_Required work:_ Identify each line holding the string "this" and copy it.

_Recorded data:_
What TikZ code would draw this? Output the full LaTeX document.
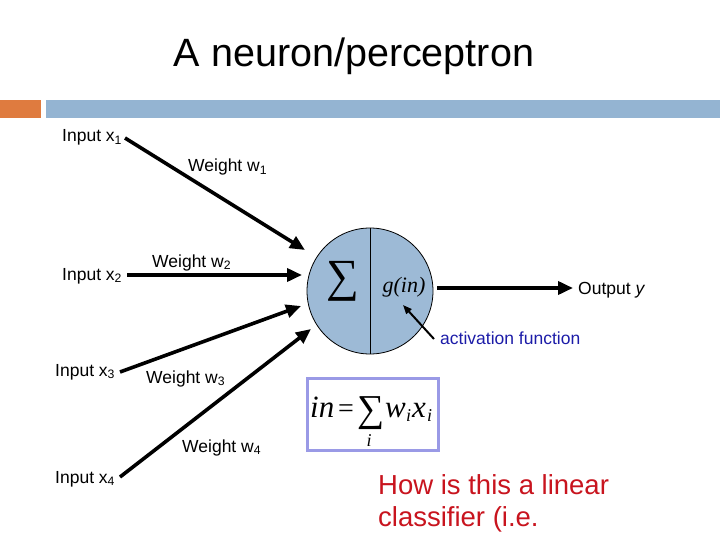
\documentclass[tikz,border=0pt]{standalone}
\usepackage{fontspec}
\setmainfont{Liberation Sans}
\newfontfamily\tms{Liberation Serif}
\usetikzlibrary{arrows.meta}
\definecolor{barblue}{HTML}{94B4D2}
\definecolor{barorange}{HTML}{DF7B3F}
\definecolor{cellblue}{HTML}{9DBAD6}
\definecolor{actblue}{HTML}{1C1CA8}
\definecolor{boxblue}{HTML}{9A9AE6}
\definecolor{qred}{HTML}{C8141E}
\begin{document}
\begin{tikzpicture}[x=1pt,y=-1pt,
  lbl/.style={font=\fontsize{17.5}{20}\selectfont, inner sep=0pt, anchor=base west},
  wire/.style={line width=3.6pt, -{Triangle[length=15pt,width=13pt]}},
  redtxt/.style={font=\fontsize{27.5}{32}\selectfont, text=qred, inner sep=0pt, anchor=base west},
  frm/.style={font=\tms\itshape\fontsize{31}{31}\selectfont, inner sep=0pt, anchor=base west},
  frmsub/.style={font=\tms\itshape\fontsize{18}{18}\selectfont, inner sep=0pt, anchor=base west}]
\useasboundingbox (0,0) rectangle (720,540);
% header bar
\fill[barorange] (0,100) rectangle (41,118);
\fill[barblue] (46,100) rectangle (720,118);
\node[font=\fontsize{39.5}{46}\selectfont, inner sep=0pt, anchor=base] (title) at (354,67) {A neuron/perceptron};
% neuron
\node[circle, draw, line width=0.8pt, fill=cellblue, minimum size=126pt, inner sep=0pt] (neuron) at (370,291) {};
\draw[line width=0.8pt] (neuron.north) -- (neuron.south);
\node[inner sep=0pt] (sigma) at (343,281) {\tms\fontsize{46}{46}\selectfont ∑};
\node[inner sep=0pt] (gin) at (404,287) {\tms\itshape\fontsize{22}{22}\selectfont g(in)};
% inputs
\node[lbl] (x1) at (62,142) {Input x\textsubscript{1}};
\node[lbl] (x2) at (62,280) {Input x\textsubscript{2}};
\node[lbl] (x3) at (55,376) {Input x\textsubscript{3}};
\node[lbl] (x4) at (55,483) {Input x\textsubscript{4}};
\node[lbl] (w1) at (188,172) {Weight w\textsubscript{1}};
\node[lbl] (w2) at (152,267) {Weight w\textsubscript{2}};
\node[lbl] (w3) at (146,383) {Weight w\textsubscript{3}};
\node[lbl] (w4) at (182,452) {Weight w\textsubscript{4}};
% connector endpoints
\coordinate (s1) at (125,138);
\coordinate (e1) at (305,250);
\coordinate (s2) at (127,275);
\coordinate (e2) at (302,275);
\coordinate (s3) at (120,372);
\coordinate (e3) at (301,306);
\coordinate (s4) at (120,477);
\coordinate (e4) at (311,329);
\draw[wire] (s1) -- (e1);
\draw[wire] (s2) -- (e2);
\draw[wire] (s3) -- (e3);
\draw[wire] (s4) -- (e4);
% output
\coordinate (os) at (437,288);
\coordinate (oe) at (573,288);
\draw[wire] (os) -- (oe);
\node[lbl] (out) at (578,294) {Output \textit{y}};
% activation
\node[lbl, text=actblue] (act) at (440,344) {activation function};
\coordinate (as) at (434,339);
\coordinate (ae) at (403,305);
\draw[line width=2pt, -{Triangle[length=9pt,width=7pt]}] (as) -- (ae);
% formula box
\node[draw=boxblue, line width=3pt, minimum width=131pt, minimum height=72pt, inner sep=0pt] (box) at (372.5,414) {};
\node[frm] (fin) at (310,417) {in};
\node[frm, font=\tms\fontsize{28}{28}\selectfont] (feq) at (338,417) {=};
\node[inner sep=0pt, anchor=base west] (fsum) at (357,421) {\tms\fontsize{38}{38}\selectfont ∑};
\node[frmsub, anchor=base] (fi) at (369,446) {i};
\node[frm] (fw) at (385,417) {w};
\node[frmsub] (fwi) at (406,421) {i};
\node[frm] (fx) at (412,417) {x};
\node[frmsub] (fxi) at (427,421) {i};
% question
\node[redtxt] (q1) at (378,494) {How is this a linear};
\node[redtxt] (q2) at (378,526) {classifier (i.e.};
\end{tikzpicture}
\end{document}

_Complete response:_
What TikZ code would draw this? Output the full LaTeX document.
\node[redtxt] (q1) at (378,494) {How is this a linear};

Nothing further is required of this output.